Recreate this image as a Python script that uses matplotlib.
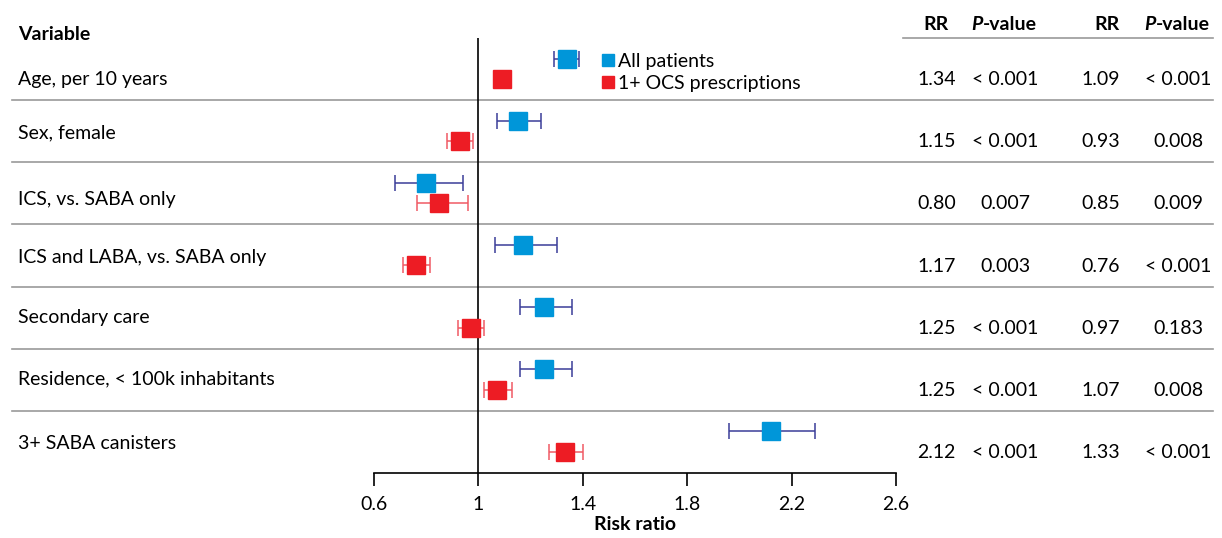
import numpy as np
import matplotlib.pyplot as plt
from matplotlib.lines import Line2D
from matplotlib.transforms import blended_transform_factory

plt.rcParams['font.family'] = ['Lato', 'DejaVu Sans']

variables = ["Age, per 10 years", "Sex, female", "ICS, vs. SABA only",
             "ICS and LABA, vs. SABA only", "Secondary care",
             "Residence, < 100k inhabitants", "3+ SABA canisters"]

# all patients
all_rr = np.array([1.34, 1.15, 0.80, 1.17, 1.25, 1.25, 2.12])
all_lo = np.array([1.29, 1.07, 0.68, 1.065, 1.16, 1.16, 1.96])
all_hi = np.array([1.385, 1.24, 0.94, 1.30, 1.36, 1.36, 2.29])
all_p = ["< 0.001", "< 0.001", "0.007", "0.003", "< 0.001", "< 0.001", "< 0.001"]

# 1+ OCS prescriptions
ocs_rr = np.array([1.09, 0.93, 0.85, 0.76, 0.97, 1.07, 1.33])
ocs_lo = np.array([1.07, 0.88, 0.765, 0.71, 0.92, 1.02, 1.27])
ocs_hi = np.array([1.11, 0.98, 0.96, 0.815, 1.02, 1.13, 1.40])
ocs_p = ["< 0.001", "0.008", "0.009", "< 0.001", "0.183", "0.008", "< 0.001"]

blue = "#0096d9"
blue_err = "#3b3d98"
red = "#ed1c24"
red_err = "#f05a64"
grey = "#9a9a9a"

W, H = 1222, 538
fig = plt.figure(figsize=(W / 100, H / 100), dpi=100)
ax = fig.add_axes([374 / W, 1 - 473 / H, (896 - 374) / W, (473 - 38) / H])
ax.set_xlim(0.6, 2.6)
ax.set_ylim(len(variables), 0)

rows = np.arange(len(variables))
ax.axvline(1, color="black", lw=1.2, zorder=1)

ax.errorbar(all_rr, rows + 0.33, xerr=[all_rr - all_lo, all_hi - all_rr],
            fmt="s", color=blue, ms=12.5, mec=blue, ecolor=blue_err,
            elinewidth=1.1, capsize=5.8, capthick=1.1, zorder=3)
ax.errorbar(ocs_rr, rows + 0.66, xerr=[ocs_rr - ocs_lo, ocs_hi - ocs_rr],
            fmt="s", color=red, ms=12.5, mec=red, ecolor=red_err,
            elinewidth=1.1, capsize=5.8, capthick=1.1, zorder=3)

# row separators and table text
tr = blended_transform_factory(fig.transFigure, ax.transData)
for i in range(1, len(variables)):
    ax.add_line(Line2D([12 / W, 1213 / W], [i, i], transform=tr, color=grey,
                       lw=1.2, clip_on=False, zorder=0))
ax.add_line(Line2D([903 / W, 1213 / W], [0, 0], transform=tr, color=grey,
                   lw=1.2, clip_on=False, zorder=0))

fs = 14
fig.text(18 / W, 1 - 35 / H, "Variable", fontsize=fs, fontweight="bold",
         va="center", ha="left")
label_off = [0.67, 0.53, 0.6, 0.53, 0.49, 0.49, 0.52]
for i, name in enumerate(variables):
    ax.text(18 / W, i + label_off[i], name, transform=tr, fontsize=fs,
            va="center", ha="left")
    y = i + 0.67
    ax.text(956 / W, y, f"{all_rr[i]:.2f}", transform=tr, fontsize=fs,
            va="center", ha="right")
    ax.text(1005 / W, y, all_p[i], transform=tr, fontsize=fs,
            va="center", ha="center")
    ax.text(1120 / W, y, f"{ocs_rr[i]:.2f}", transform=tr, fontsize=fs,
            va="center", ha="right")
    ax.text(1178 / W, y, ocs_p[i], transform=tr, fontsize=fs,
            va="center", ha="center")

# table header
hy = 1 - 25 / H
for xrr, xp in [(936, 983), (1107, 1156)]:
    fig.text(xrr / W, hy, "RR", fontsize=fs, fontweight="bold",
             ha="center", va="center")
    fig.text(xp / W, hy, "P", fontsize=fs, fontweight="bold",
             fontstyle="italic", ha="right", va="center")
    fig.text(xp / W, hy, "-value", fontsize=fs, fontweight="bold",
             ha="left", va="center")

# legend
handles = [Line2D([], [], ls="none", marker="s", ms=8.8, color=blue),
           Line2D([], [], ls="none", marker="s", ms=8.8, color=red)]
ax.legend(handles, ["All patients", "1+ OCS prescriptions"], loc="upper left",
          bbox_to_anchor=(601 / W, 1 - 53 / H), bbox_transform=fig.transFigure,
          frameon=False, fontsize=fs, handlelength=0.7, handletextpad=0.2,
          borderpad=0, borderaxespad=0, labelspacing=0.25)

# axis
for s in ["left", "right", "top"]:
    ax.spines[s].set_visible(False)
ax.spines["bottom"].set_linewidth(1.2)
ax.set_yticks([])
ax.set_xticks([0.6, 1.0, 1.4, 1.8, 2.2, 2.6])
ax.set_xticklabels(["0.6", "1", "1.4", "1.8", "2.2", "2.6"])
ax.tick_params(axis="x", direction="out", length=9.5, width=1.2,
               labelsize=fs, pad=7)
ax.set_xlabel("Risk ratio", fontsize=fs, fontweight="bold", labelpad=2)

fig.savefig("out.png", dpi=100)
########
## Exercise description
Pictures excluded, repeat exactly the lines from the top of the material through the line with "plt.rcParams['font.family'] = ['Lato', 'DejaVu", including both of those lines.

## Exercise answer
Recreate this image as a Python script that uses matplotlib.
import numpy as np
import matplotlib.pyplot as plt
from matplotlib.lines import Line2D
from matplotlib.transforms import blended_transform_factory

plt.rcParams['font.family'] = ['Lato', 'DejaVu Sans']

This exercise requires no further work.